Ayrıca Sırbistan’ın, Kosova’nın bölgesel işbirliğine katılımı konusunda daha olumlu bir tutum alması beklenmektedir.
Kosova: 2008’in Şubat ayında bağımsızlığını ilan eden Kosova, AB’nin hukuk misyonuna (EULEX) ait 20’den fazla aracın hasar görmesine neden olan son olaylar sebebiyle eleştirilmiştir.

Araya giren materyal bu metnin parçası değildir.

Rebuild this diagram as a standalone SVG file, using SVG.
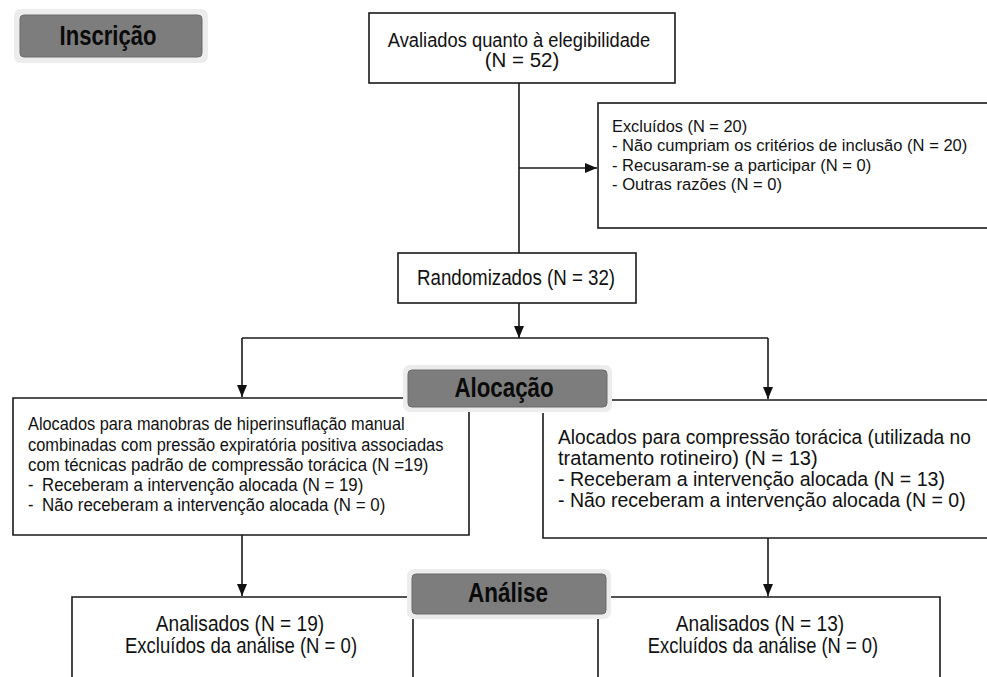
<svg xmlns="http://www.w3.org/2000/svg" width="987" height="677" viewBox="0 0 987 677">
<style>
.t{font-family:"Liberation Sans",Arial,sans-serif;fill:#111;}
.box{fill:#fff;stroke:#1a1a1a;stroke-width:1.6;}
.ln{fill:none;stroke:#1a1a1a;stroke-width:1.6;}
.halo{fill:#ececec;}
.lab{fill:#7d7d7d;stroke:#6a6a6a;stroke-width:1;}
.lt{font-family:"Liberation Sans",Arial,sans-serif;font-weight:bold;fill:#0a0a0a;}
</style>
<defs>
<marker id="ah" viewBox="0 0 12 10" refX="12" refY="5" markerWidth="12" markerHeight="10" markerUnits="userSpaceOnUse" orient="auto">
<path d="M0,0 L12,5 L0,10 z" fill="#111"/>
</marker>
</defs>
<rect width="987" height="677" fill="#fff"/>

<g id="connectors">
<line class="ln" x1="519" y1="83" x2="519" y2="253"/>
<line class="ln" x1="519" y1="168" x2="597" y2="168" marker-end="url(#ah)"/>
<line class="ln" x1="519" y1="303" x2="519" y2="338" marker-end="url(#ah)"/>
<line class="ln" x1="242" y1="338" x2="768" y2="338"/>
<line class="ln" x1="242" y1="338" x2="242" y2="397" marker-end="url(#ah)"/>
<line class="ln" x1="768" y1="338" x2="768" y2="399" marker-end="url(#ah)"/>
<line class="ln" x1="242" y1="535" x2="242" y2="596" marker-end="url(#ah)"/>
<line class="ln" x1="768" y1="538" x2="768" y2="596" marker-end="url(#ah)"/>
</g>

<g id="label-inscricao">
<rect class="halo" x="14" y="9" width="194" height="54" rx="7"/>
<rect class="lab" x="20" y="15" width="182" height="42" rx="4"/>
<g transform="matrix(0.8,0,0,1,108,0)">
<text class="lt" font-size="27" x="0" y="45" text-anchor="middle" textLength="121" lengthAdjust="spacingAndGlyphs">Inscrição</text>
</g>
</g>

<g id="node-avaliados">
<rect class="box" x="369" y="13" width="306" height="70"/>
<g transform="matrix(0.82,0,0,1,519,0)">
<text class="t" font-size="19.5" x="0" y="47" text-anchor="middle" textLength="320" lengthAdjust="spacingAndGlyphs">Avaliados quanto à elegibilidade</text>
<text class="t" font-size="19.5" x="3.6" y="67" text-anchor="middle" textLength="91" lengthAdjust="spacingAndGlyphs">(N = 52)</text>
</g>
</g>

<g id="node-excluidos">
<rect class="box" x="598" y="103" width="400" height="125"/>
<g transform="matrix(0.85,0,0,1,612,0)">
<text class="t" font-size="17" x="0" y="132" textLength="159" lengthAdjust="spacingAndGlyphs">Excluídos (N = 20)</text>
<text class="t" font-size="17" x="0" y="151.5" textLength="418" lengthAdjust="spacingAndGlyphs">- Não cumpriam os critérios de inclusão (N = 20)</text>
<text class="t" font-size="17" x="0" y="171" textLength="305" lengthAdjust="spacingAndGlyphs">- Recusaram-se a participar (N = 0)</text>
<text class="t" font-size="17" x="0" y="190.5" textLength="200" lengthAdjust="spacingAndGlyphs">- Outras razões (N = 0)</text>
</g>
</g>

<g id="node-randomizados">
<rect class="box" x="398" y="253" width="238" height="50"/>
<g transform="matrix(0.85,0,0,1,417,0)">
<text class="t" font-size="22" x="0" y="285" textLength="233" lengthAdjust="spacingAndGlyphs">Randomizados (N = 32)</text>
</g>
</g>

<g id="node-alocados-hiper">
<path class="ln" d="M403,398 H13 V535 H469 V412"/>
<g transform="matrix(0.88,0,0,1,28,0)">
<text class="t" font-size="18.5" x="0" y="430.5" textLength="428" lengthAdjust="spacingAndGlyphs">Alocados para manobras de hiperinsuflação manual</text>
<text class="t" font-size="18.5" x="0" y="451" textLength="472" lengthAdjust="spacingAndGlyphs">combinadas com pressão expiratória positiva associadas</text>
<text class="t" font-size="18.5" x="0" y="471" textLength="455" lengthAdjust="spacingAndGlyphs">com técnicas padrão de compressão torácica (N =19)</text>
<text class="t" font-size="18.5" x="0" y="491">-</text>
<text class="t" font-size="18.5" x="16" y="491" textLength="365" lengthAdjust="spacingAndGlyphs">Receberam a intervenção alocada (N = 19)</text>
<text class="t" font-size="18.5" x="0" y="511">-</text>
<text class="t" font-size="18.5" x="16" y="511" textLength="390" lengthAdjust="spacingAndGlyphs">Não receberam a intervenção alocada (N = 0)</text>
</g>
</g>

<g id="node-alocados-compressao">
<path class="ln" d="M612,400 H990 M990,538 H543 V413"/>
<g transform="matrix(0.86,0,0,1,558,0)">
<text class="t" font-size="19.5" x="0" y="444" textLength="480" lengthAdjust="spacingAndGlyphs">Alocados para compressão torácica (utilizada no</text>
<text class="t" font-size="19.5" x="0" y="465" textLength="302" lengthAdjust="spacingAndGlyphs">tratamento rotineiro) (N = 13)</text>
<text class="t" font-size="19.5" x="0" y="486" textLength="450" lengthAdjust="spacingAndGlyphs">- Receberam a intervenção alocada (N = 13)</text>
<text class="t" font-size="19.5" x="0" y="507" textLength="474" lengthAdjust="spacingAndGlyphs">- Não receberam a intervenção alocada (N = 0)</text>
</g>
</g>

<g id="label-alocacao">
<rect class="halo" x="403" y="365" width="209" height="47" rx="7"/>
<rect class="lab" x="408" y="370" width="199" height="37" rx="4"/>
<g transform="matrix(0.8,0,0,1,504,0)">
<text class="lt" font-size="28" x="0" y="397" text-anchor="middle" textLength="124" lengthAdjust="spacingAndGlyphs">Alocação</text>
</g>
</g>

<g id="node-analisados-19">
<path class="ln" d="M407,597 H72 V680 M413,619 V680"/>
<g transform="matrix(0.85,0,0,1,240,0)">
<text class="t" font-size="22" x="0" y="631" text-anchor="middle" textLength="198" lengthAdjust="spacingAndGlyphs">Analisados (N = 19)</text>
<text class="t" font-size="22" x="1.2" y="653" text-anchor="middle" textLength="273" lengthAdjust="spacingAndGlyphs">Excluídos da análise (N = 0)</text>
</g>
</g>

<g id="node-analisados-13">
<path class="ln" d="M611,597 H940 V680 M598,619 V680"/>
<g transform="matrix(0.85,0,0,1,760,0)">
<text class="t" font-size="22" x="0" y="631" text-anchor="middle" textLength="198" lengthAdjust="spacingAndGlyphs">Analisados (N = 13)</text>
<text class="t" font-size="22" x="3.5" y="653" text-anchor="middle" textLength="271" lengthAdjust="spacingAndGlyphs">Excluídos da análise (N = 0)</text>
</g>
</g>

<g id="label-analise">
<rect class="halo" x="407" y="569" width="204" height="50" rx="7"/>
<rect class="lab" x="412" y="574" width="194" height="40" rx="4"/>
<g transform="matrix(0.8,0,0,1,508,0)">
<text class="lt" font-size="28" x="0" y="602" text-anchor="middle" textLength="100" lengthAdjust="spacingAndGlyphs">Análise</text>
</g>
</g>
</svg>
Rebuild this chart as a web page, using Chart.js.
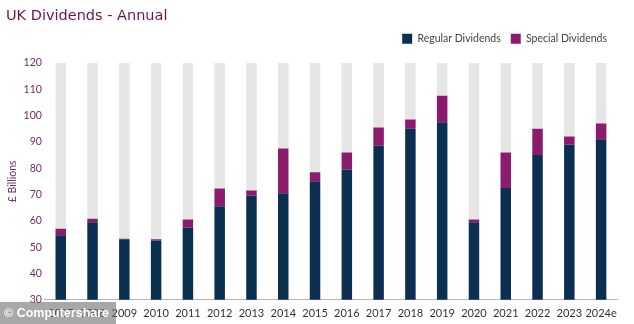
<!DOCTYPE html>
<html>
<head>
<meta charset="utf-8">
<script src="https://cdn.jsdelivr.net/npm/chart.js@4.4.1/dist/chart.umd.min.js"></script>
<style>
  body { margin: 0; background: #fff; }
  #wrap { position: relative; width: 634px; height: 324px; }
  #mark {
    position: absolute; left: 0; top: 302px; width: 116px; height: 22px;
    background: rgba(110, 110, 110, 0.6); color: #fff;
    font: bold 12.5px "Liberation Sans", Arial, sans-serif;
    line-height: 22px; padding-left: 4px; box-sizing: border-box;
    white-space: nowrap; overflow: hidden;
  }
</style>
</head>
<body>
<div id="wrap">
  <canvas id="myChart" width="634" height="324"></canvas>
  <div id="mark">© Computershare</div>
</div>
<script>
var years = ['2007', '2008', '2009', '2010', '2011', '2012', '2013', '2014', '2015',
             '2016', '2017', '2018', '2019', '2020', '2021', '2022', '2023', '2024e'];
var regular = [54.5, 59.5, 53, 52.5, 57.5, 65.5, 69.5, 70.5, 75,
               79.5, 88.5, 95, 97.5, 59.5, 72.5, 85, 89, 91];
var special = [2.5, 1.3, 0.2, 0.5, 3, 6.8, 2, 17, 3.5,
               6.5, 7, 3.5, 10, 1, 13.5, 10, 3, 6];
var axisMax = 120;

// grey bar fills the rest of each column up to the top of the axis
var rest = years.map(function(y, i) {
    return axisMax - regular[i] - special[i];
});

// a bit more room under the legend
const legendGap = {
    id: 'legendGap',
    beforeInit(chart) {
        const fit = chart.legend.fit;
        chart.legend.fit = function() {
            fit.bind(chart.legend)();
            this.height += 9;
        };
    }
};

const ctx = document.getElementById('myChart').getContext('2d');
new Chart(ctx, {
    type: 'bar',
    data: {
        labels: years,
        datasets: [{
            label: 'Regular Dividends',
            data: regular,
            backgroundColor: '#0b2f50',
            borderWidth: 0
        }, {
            label: 'Special Dividends',
            data: special,
            backgroundColor: '#8c1a6d',
            borderWidth: 0
        }, {
            label: 'rest',
            data: rest,
            backgroundColor: '#e6e6e6',
            borderWidth: 0
        }]
    },
    options: {
        responsive: false,
        animation: false,
        layout: { padding: { left: 6, right: 17, top: 0, bottom: -3 } },
        datasets: {
            bar: { barPercentage: 0.33, categoryPercentage: 1 }
        },
        scales: {
            x: {
                stacked: true,
                grid: { display: false, drawTicks: false },
                border: { display: true, color: '#b5b5b5', width: 1 },
                ticks: {
                    color: '#333',
                    font: { family: 'Lato', size: 11 },
                    maxRotation: 0,
                    autoSkip: false,
                    padding: 7
                }
            },
            y: {
                stacked: true,
                min: 30,
                max: axisMax,
                grid: { display: false, drawTicks: false },
                border: { display: false },
                ticks: {
                    stepSize: 10,
                    color: '#6e2f68',
                    font: { family: 'Lato', size: 10.5 },
                    padding: 3
                },
                title: {
                    display: true,
                    text: '£ Billions',
                    color: '#6e2f68',
                    font: { family: 'Lato', size: 10.5 },
                    padding: { top: 0, bottom: 2 }
                }
            }
        },
        plugins: {
            title: {
                display: true,
                text: 'UK Dividends - Annual',
                align: 'start',
                color: '#6b1451',
                font: { family: 'DejaVu Sans', size: 14.5, weight: 'normal' },
                padding: { top: 8, bottom: -2 }
            },
            legend: {
                position: 'top',
                align: 'end',
                labels: {
                    color: '#444',
                    font: { family: 'Lato', size: 10.5 },
                    boxWidth: 10,
                    boxHeight: 10,
                    padding: 10,
                    filter: function(item) {
                        return item.text !== 'rest';
                    }
                }
            },
            tooltip: { enabled: false }
        }
    },
    plugins: [legendGap]
});
</script>
</body>
</html>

Hukukun üstünlüğü, organize suç ve yolsuzluğa karşı mücadele, idari kapasitenin güçlendirilmesi, Sırpların ve diğer azınlıkların korunması, topluluklar arasında diyalogun ve uzlaşının güçlendirilmesi gibi konularda zorluklar aşılamamıştır.
Arnavutluk: Arnavutluk AB üyeliği için 2009 Nisanında başvuru yapmıştı. AB Konseyi 2009 Temmuzunda, Arnavutluk’taki seçim prosedürü tamamlandıktan sonra bu ülkenin başvurusunu değerlendireceğini açıklamıştı. Haziran ayındaki seçimlerden bu yana, siyasi platformun iki büyük ismi, Demokrat Parti lideri Başbakan Sali Berisha ve Sosyalist Parti lideri Edi Rama birbirlerini hile yapmakla suçladılar.
Genişleme strateji belgesi Arnavutluk’un, özellikle hukukun üstünlüğü, yolsuzluğa karşı mücadele, devlet kurumlarının iyi çalışması ve yargının bağımsızlığı konusunda ilerleme kaydetmesi gerektiğinin altını çizmiştir.
Karadağ: Komisyon, genişleme strateji belgesinde, 2006 yılında Sırbistan’dan ayrılıp bağımsızlığını ilan eden son ülke olan Karadağ’a fazla yer ayırmadı. Karadağ 2008 Aralık ayında AB üyeliği için başvuru yapmıştı. Konsey geçtiğimiz nisan ayında Komisyondan bu konuda görüş bildirmesini istedi. Genişleme strateji belgesinde, bu görüşün hazırlık çalışmalarının devam ettiği belirtilmiştir. Fakat Karadağ’ın özellikle yargı reformu ve yolsuzlukla mücadele alanında ortaya, hukuk devleti ilkesini güçlendirecek somut sonuçlar koyması gerektiği vurgulanmıştır.
İzlanda: 2008 yılı sonunda dünya ekonomisinde tahribata yol açan finansal krizden en çok etkilenen ülkelerden biri olan İzlanda, 16 Temmuz 2009’da AB’ye üyelik başvurusunda bulunmuştur. Komisyon, İzlanda’nın, Avrupa Ekonomik Alanı aracılığıyla AB iç pazarıyla bütünleşmiş olduğunu ve Schengen Alanı içinde yer aldığını belirtip özel bir durum teşkil ettiğinin altını çizmiştir.